Through His Eyes

O Lord, You have searched me and known me. 
You know my sitting down and my rising up;
You understand my thought afar off.
You comprehend my path and my lying down,
And are acquainted with all my ways.
For there is not a word on my tongue,
But behold, O Lord, You know it altogether.


                                                            Psalm 139: 1-4

I was praying the other morning and started thinking about Jesus’s contact with the woman at the well. Her initial reaction at His knowledge of her (“Sir, I perceive that You are a prophet…”) seemed to be guarded, even though He had revealed very personal information about her. It wasn’t until He revealed Himself to be the Messiah that she truly reacted to His revelation of her past. John tells us that she “then left her waterpot, went her way into the city, and said to the men, “Come, see a Man who told me all the things that I ever did. Could this be the Christ?”..)
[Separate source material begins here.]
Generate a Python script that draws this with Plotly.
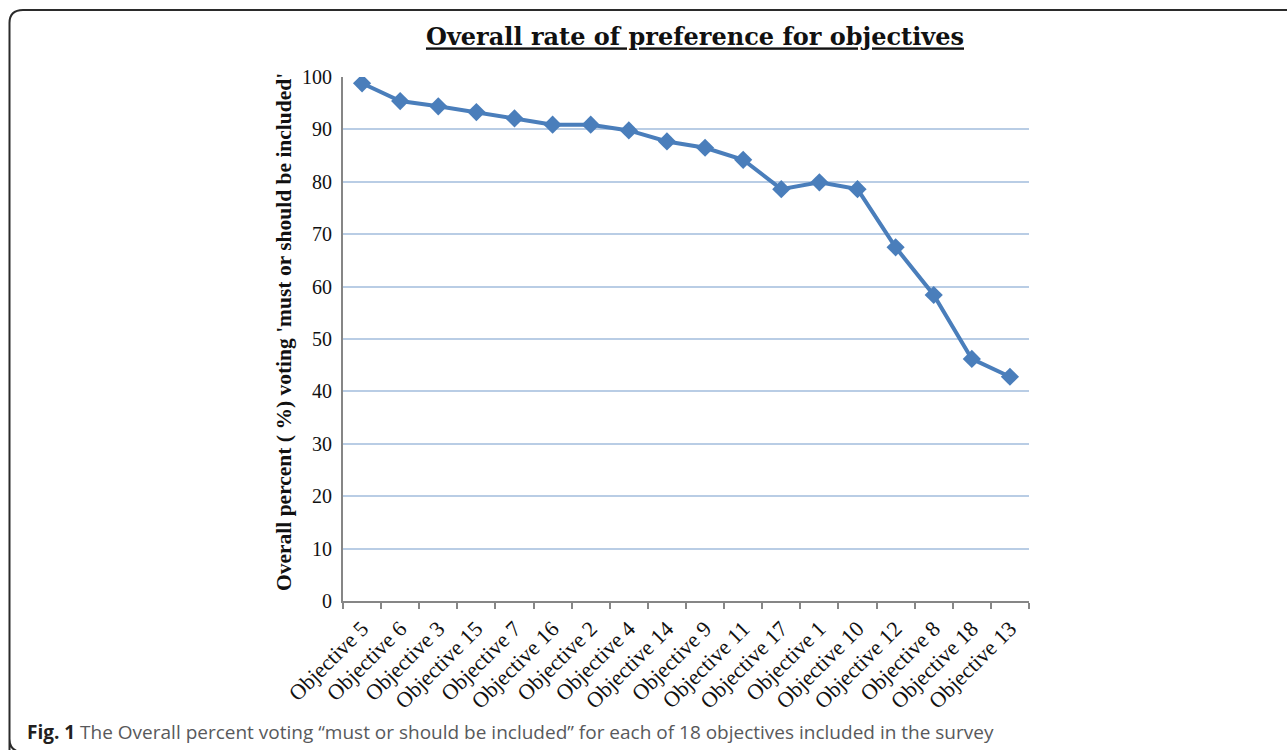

I have a penchant for empathizing with people, wondering what they felt or thought during certain experiences. During this encounter with Jesus, her curiosity had to have been more than just piqued to have Him, a Jew, ask her, a Samaritan woman, for a drink. She had to have been taken aback when He validated her statement of having no husband and then adding that she had had five husbands already, but she seems to have hidden it well. But when Jesus reveals Himself to her as the Messiah, she sees Him for who He is. Can you imagine the joy in her heart? Jesus, the King of Kings and Lord of Lords, the One Who would give her everlasting life, looked at her and saw her as she truly was: the daughter of the High King. I imagine that He looked at her, despite His weariness and her sin, with eyes of sincerity and of love. He offered her acceptance and hope, and she ran to share it with others.


Likewise, the adulterous woman whom the Pharisees and scribes brought to Jesus experienced the same. Here she was, the heaviness of her sin surrounding her like a thick fog, standing before Him for immediate judgment as an object lesson. She had every reason to fear, for Mosaic law demanded that she be stoned to death. She was probably the lone woman in a throng of rough, indignant men who were prepared to apply the law, disheveled and ashamed, hated for what she represented to the self-righteous crowd. I envision that she probably couldn’t even look Jesus in the eye, prepared to receive His judgment, as He wrote on the ground with His finger. Her heart probably beat wildly in her chest as she heard the grumblings of the scribes and Pharisees when Jesus refused to answer immediately. I bet she held her breath when He raised Himself up, and said, “He who is without sin among you, let him throw a stone at her first.” I’m certain the faintest feeling of relief started to wash over her as she heard the crowd leave one by one, leaving only the two of them. When He addresses her for the first time, asking where her accusers had gone, and had no one condemned her, I imagine her timidly answering Him, “No one, Lord.” (some translations have “Sir”, or “Master”). I picture Jesus’s eyes warm and holding her gaze as He tells her, “Neither do I condemn you; go and sin no more.” What pure relief she must have felt, not solely because she had just escaped being stoned, but more so because of the lack of judgment from Christ Himself. They both knew that she had sinned, but yet He did not condemn her. Whether she knew who He was at the time is unclear, but one thing is certain: love released her from the punishment of her sin. Jesus redeemed her—would she ever experience a great love than that?


Friends, the enemy has an unfortunate habit of trying to convince us that the life we had before Christ is the identity we will carry with us forever. He calls us the names of our sins, and seeks to persuade us that we are not worthy to receive the love and forgiveness that Jesus offers us. He tells us that there is no way that our sins have been removed from us and are as far as the east is from the west, and the fact that we can remember them and not forgive ourselves means that God can’t either. But I hope you realize that all of that is a bunch of BUNK! He is a liar! We are no longer defined by what we have done. Our identity is in Christ—we are beloved children of the Risen King!!


Prayer Requests

  • For those who don’t know the love of Jesus Christ
  • For those who are struggling with addictions and pain
  • For those discarded and abandoned in this cruel world
  • For us to be obedient to His will to go serve those listed above


May you feel the love of Jesus as we reflect upon this beloved Holy week. There is nothing that can separate you from His love. Bask in its strength, its beauty, its density, and its buoyancy.



“You don’t have to fight for your place at the table or win God’s love. No one can take you out or replace you—you have no rival!”


“The key to heaven was hung on a nail.”